Now that we have completed the basic engine, read and write segments from/to disk, and can operate using the plain GET/SET/DELETE API, we can move on to an initial replication scheme for the data.
To first allow for multiple replicas, we must add a controller for managing sockets and messages to and from other replicas. This controller will need
- a list of each other replica and their information (replica role, last message received timestamp, IP + port)
- a factory for creating sockets to a specific replica
- an enumeration of possible messages to send to others, would include ELECTION request/response, LOG/ACK request/response, HEARTBEAT request/response, ABORT request/response, and COMMIT request/response
for the v1 replication, we will use a simple scheme of primary-secondary async replication. For optimal performance, one scheme would be replicating segments, only replicating to secondaries when we flush to disk on primary. This would still be durable due to WAL, but would not be resilient to primary failover.

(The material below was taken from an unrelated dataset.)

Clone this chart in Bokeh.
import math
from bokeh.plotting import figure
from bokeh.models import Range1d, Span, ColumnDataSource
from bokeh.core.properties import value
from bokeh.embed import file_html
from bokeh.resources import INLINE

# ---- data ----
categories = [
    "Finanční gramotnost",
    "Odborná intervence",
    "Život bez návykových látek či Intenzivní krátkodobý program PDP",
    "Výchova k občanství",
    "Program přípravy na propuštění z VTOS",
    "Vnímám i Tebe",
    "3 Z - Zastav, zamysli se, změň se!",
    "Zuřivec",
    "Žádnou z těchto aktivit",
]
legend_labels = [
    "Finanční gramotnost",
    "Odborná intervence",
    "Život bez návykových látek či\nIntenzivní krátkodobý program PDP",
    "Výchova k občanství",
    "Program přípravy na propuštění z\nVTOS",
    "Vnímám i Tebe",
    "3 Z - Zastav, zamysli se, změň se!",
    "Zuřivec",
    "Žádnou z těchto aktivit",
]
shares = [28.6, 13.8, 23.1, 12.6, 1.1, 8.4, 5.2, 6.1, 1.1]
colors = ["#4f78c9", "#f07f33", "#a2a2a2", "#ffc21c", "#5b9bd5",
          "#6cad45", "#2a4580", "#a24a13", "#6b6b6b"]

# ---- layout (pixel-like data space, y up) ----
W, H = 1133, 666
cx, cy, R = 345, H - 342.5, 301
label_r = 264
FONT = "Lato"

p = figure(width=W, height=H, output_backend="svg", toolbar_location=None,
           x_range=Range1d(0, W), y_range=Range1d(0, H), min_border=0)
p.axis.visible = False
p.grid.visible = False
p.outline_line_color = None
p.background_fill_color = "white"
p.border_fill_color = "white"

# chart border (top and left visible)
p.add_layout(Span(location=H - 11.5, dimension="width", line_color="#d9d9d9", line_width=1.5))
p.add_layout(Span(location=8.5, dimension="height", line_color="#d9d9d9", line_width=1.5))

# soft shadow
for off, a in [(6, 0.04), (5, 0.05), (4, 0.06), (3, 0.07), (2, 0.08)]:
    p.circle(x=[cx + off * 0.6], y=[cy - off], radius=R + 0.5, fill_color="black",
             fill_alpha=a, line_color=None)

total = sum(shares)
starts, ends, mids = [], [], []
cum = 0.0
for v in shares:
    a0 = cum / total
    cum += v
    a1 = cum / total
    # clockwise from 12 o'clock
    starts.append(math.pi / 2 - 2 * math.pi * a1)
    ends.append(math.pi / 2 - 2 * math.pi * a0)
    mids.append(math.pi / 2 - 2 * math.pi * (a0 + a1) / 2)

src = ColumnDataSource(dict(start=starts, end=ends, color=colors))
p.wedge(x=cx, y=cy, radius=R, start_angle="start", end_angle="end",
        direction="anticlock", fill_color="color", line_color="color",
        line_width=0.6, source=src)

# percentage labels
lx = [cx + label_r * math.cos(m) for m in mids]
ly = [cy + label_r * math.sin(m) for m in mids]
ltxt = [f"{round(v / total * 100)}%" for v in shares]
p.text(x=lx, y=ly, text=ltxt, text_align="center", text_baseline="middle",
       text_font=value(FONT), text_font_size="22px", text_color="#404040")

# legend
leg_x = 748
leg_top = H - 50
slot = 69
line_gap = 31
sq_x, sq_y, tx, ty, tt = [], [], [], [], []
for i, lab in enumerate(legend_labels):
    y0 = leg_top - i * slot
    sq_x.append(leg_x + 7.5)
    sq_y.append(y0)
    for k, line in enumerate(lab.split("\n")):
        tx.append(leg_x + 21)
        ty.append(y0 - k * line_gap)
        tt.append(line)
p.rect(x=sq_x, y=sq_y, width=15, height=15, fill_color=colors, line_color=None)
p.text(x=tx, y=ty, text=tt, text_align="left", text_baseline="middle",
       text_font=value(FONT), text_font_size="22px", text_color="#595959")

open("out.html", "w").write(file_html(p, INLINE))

We could also log ship on each operation, and would be streaming a more frequent set of operations over the wire, but would be much more resilient (specifically to primary failover).
We will use a 2PC style algorithm:
- the primary will send a LOG to each replica with the operation
2.the replicas will write this to WAL and send an ACK
- the primary will wait on ACK from each replica before sending a COMMIT, as well as writing the operation to its tree.

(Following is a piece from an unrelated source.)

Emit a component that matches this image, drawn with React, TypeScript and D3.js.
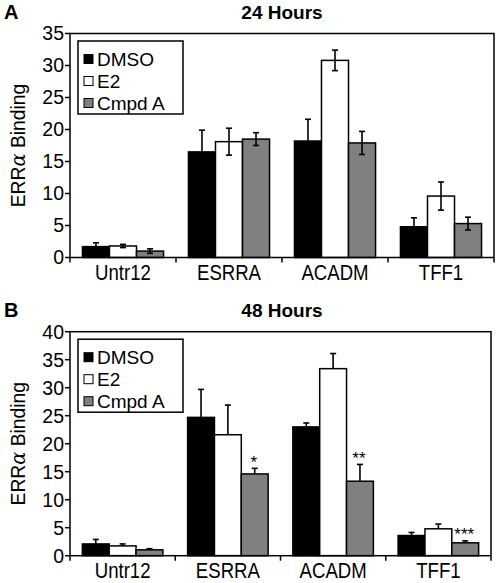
import React from "react";
import * as d3 from "d3";

const categories = ["Untr12", "ESRRA", "ACADM", "TFF1"];
const seriesNames = ["DMSO", "E2", "Cmpd A"];
const seriesColors = ["#000000", "#ffffff", "#808080"];

// 24 hours
const a_DMSO = [1.7, 16.5, 18.2, 4.8];
const a_E2 = [1.8, 18.1, 30.8, 9.6];
const a_CmpdA = [1.0, 18.5, 17.9, 5.3];
const a_errDMSO = [0.6, 3.4, 3.4, 1.4];
const a_errE2 = [0.25, 2.1, 1.6, 2.2];
const a_errCmpdA = [0.35, 1.0, 1.8, 1.0];

// 48 hours
const b_DMSO = [2.1, 24.7, 23.0, 3.6];
const b_E2 = [1.75, 21.6, 33.4, 4.8];
const b_CmpdA = [1.05, 14.6, 13.3, 2.3];
const b_errDMSO = [0.8, 5.0, 0.7, 0.55];
const b_errE2 = [0.35, 5.3, 2.7, 0.85];
const b_errCmpdA = [0.2, 1.0, 3.0, 0.35];
const b_stars = ["", "*", "**", "***"];

const ticksA = [0, 5, 10, 15, 20, 25, 30, 35];
const ticksB = [0, 5, 10, 15, 20, 25, 30, 35, 40];

const FONT = "'Liberation Sans', Arial, sans-serif";

type PanelProps = {
  letter: string;
  title: string;
  values: number[][];
  errors: number[][];
  ticks: number[];
  yMax: number;
  top: number;
  bottom: number;
  left: number;
  right: number;
  bothErr: boolean;
  stars?: string[];
};

function Panel(p: PanelProps) {
  const x0 = d3.scaleBand<string>().domain(categories).range([p.left, p.right]).paddingInner(0).paddingOuter(0);
  const bandW = x0.bandwidth();
  const groupW = bandW * 0.765;
  const x1 = d3.scaleBand<string>().domain(seriesNames).range([0, groupW]).padding(0);
  const y = d3.scaleLinear().domain([0, p.yMax]).range([p.bottom, p.top]);
  const midY = (p.top + p.bottom) / 2;
  const titleX = 282;
  const legendTop = p.top + 7.5;
  return (
    <g>
      <text x={4} y={p.top - 15} fontFamily={FONT} fontWeight="bold" fontSize={20}>{p.letter}</text>
      <text x={titleX} y={p.top - 15} textAnchor="middle" fontFamily={FONT} fontWeight="bold" fontSize={19}>{p.title}</text>
      <text transform={`translate(25,${midY}) rotate(-90) scale(1,1.08)`} textAnchor="middle" fontFamily={FONT} fontSize={19.3}>
        ERR<tspan fontFamily="'DejaVu Serif', serif" fontStyle="italic">α</tspan> Binding
      </text>
      {/* bars */}
      {categories.map((c, ci) => {
        const gx = (x0(c) as number) + (bandW - groupW) / 2;
        return seriesNames.map((s, si) => {
          const v = p.values[si][ci];
          const e = p.errors[si][ci];
          const bx = gx + (x1(s) as number);
          const bw = x1.bandwidth();
          const cx = bx + bw / 2;
          const yTop = y(v + e);
          const yBot = p.bothErr ? y(v - e) : y(v);
          return (
            <g key={c + s}>
              <rect x={bx} y={y(v)} width={bw} height={y(0) - y(v)} fill={seriesColors[si]} stroke="#000" strokeWidth={1.5} />
              <line x1={cx} x2={cx} y1={yTop} y2={yBot} stroke="#000" strokeWidth={1.6} />
              <line x1={cx - 3} x2={cx + 3} y1={yTop} y2={yTop} stroke="#000" strokeWidth={1.6} />
              {p.bothErr && <line x1={cx - 3} x2={cx + 3} y1={yBot} y2={yBot} stroke="#000" strokeWidth={1.6} />}
              {si === 2 && p.stars && p.stars[ci] && (
                <text x={cx - 1} y={yTop - 0.5} textAnchor="middle" fontFamily={FONT} fontSize={17} fill="#000">{p.stars[ci]}</text>
              )}
            </g>
          );
        });
      })}
      {/* frame */}
      <rect x={p.left} y={p.top} width={p.right - p.left} height={p.bottom - p.top} fill="none" stroke="#000" strokeWidth={1.5} />
      {/* y ticks */}
      {p.ticks.map((t) => (
        <g key={t}>
          <line x1={p.left - 5} x2={p.left} y1={y(t)} y2={y(t)} stroke="#000" strokeWidth={1.5} />
          <text x={p.left - 6} y={y(t)} dy="0.35em" textAnchor="end" fontFamily={FONT} fontSize={19.5}>{t}</text>
        </g>
      ))}
      {/* x ticks */}
      {[...categories.map((c) => x0(c) as number), p.right].map((xv, i) => (
        <line key={i} x1={xv} x2={xv} y1={p.bottom} y2={p.bottom + 5} stroke="#000" strokeWidth={1.5} />
      ))}
      {categories.map((c) => (
        <text
          key={c}
          transform={`translate(${(x0(c) as number) + bandW / 2},${p.bottom + 22.5}) scale(1,1.16)`}
          textAnchor="middle"
          fontFamily={FONT}
          fontSize={18.6}
        >
          {c}
        </text>
      ))}
      {/* legend */}
      <rect x={78} y={legendTop} width={105} height={73} fill="#fff" stroke="#000" strokeWidth={1.5} />
      {seriesNames.map((s, si) => {
        const cy = legendTop + 18 + si * 22;
        return (
          <g key={s}>
            <rect x={84} y={cy - 4.5} width={9} height={9} fill={seriesColors[si]} stroke="#000" strokeWidth={1} />
            <text x={97} y={cy} dy="0.35em" fontFamily={FONT} fontSize={19}>{s}</text>
          </g>
        );
      })}
    </g>
  );
}

export default function App() {
  return (
    <svg width={498} height={583} style={{ position: "absolute", left: 0, top: 0, background: "#fff" }}>
      <Panel
        letter="A"
        title="24 Hours"
        values={[a_DMSO, a_E2, a_CmpdA]}
        errors={[a_errDMSO, a_errE2, a_errCmpdA]}
        ticks={ticksA}
        yMax={35}
        top={33.5}
        bottom={257.5}
        left={70}
        right={494}
        bothErr={true}
      />
      <Panel
        letter="B"
        title="48 Hours"
        values={[b_DMSO, b_E2, b_CmpdA]}
        errors={[b_errDMSO, b_errE2, b_errCmpdA]}
        ticks={ticksB}
        yMax={40}
        top={331.7}
        bottom={555.7}
        left={70}
        right={491}
        bothErr={false}
        stars={b_stars}
      />
    </svg>
  );
}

- the replicas will append the operation to the in-memory tree.
If the 2PC round times out, then the primary will send an ABORT operation to each replica, which will undo the operation in the WAL and in-memory tree.
[P] ----- LOG (operation) ----> [S1, S2, ...]
[P] waits on <-- ACK --- for each [ ] in [ S1, S2, ...]
[P] ----- COMMIT ----> [S1, S2, ...]
if [P] timeouts on waiting on ACK:
[P] ---- ABORT ----> [S1, S2, ...]
[P] ---- WAIT ON <-- ABORT ACK --- for each [ ] in [S1, S2, ...] until timer passed
all secondaries which do not ABORT ACK are considered inconsistent until get an ABORT ACK
For leader election, we can also start with a simple scheme using the bully algorithm. We can start up the cluster and use a synchronous communication for leader election, passing the PIDs between each replica, before going to an asynchronous scheme after election. Each replica will configure itself as a primary or secondary based on the election result, and we can continue to rely on log shipping as a heartbeat, with additional periodic heartbeats sent to avoid re-election when the DB is idle.
[ ] <--- send PID ---> [ ] <--- send PID ---> [ ] <--- send PID ---> [ ] <--- send PID ---> [ ]
Note we are not using chaining for the leader election or replication, election will use a star topology (each replica receives leader election message from each other replica) and replication will use primary secondary architecture (log shipped from primary to each secondary
Election() {
SendPIDToAllOthers()
self.status = primary
while PIDsReceived < TotalReplicas & not_passed_election_timeout {
if thisPID > myPID { self.status = secondary }
}
if PIDsReceived == TotalReplicas {
self.active = true
}
}
HeartBeat() {
if time_since_msg_from_primary > threshold {initiate election}
}
For rolling back operations, we will need to either add a function to tree to rollback a key, which removes the node from most recent value for the key from the log segment (note it doesn't set to tombstoned, rather deletes entirely), or we will need to add an addtional value to TriSome, to include a ROLLEDBACK node, so that this value is skipped in the tree.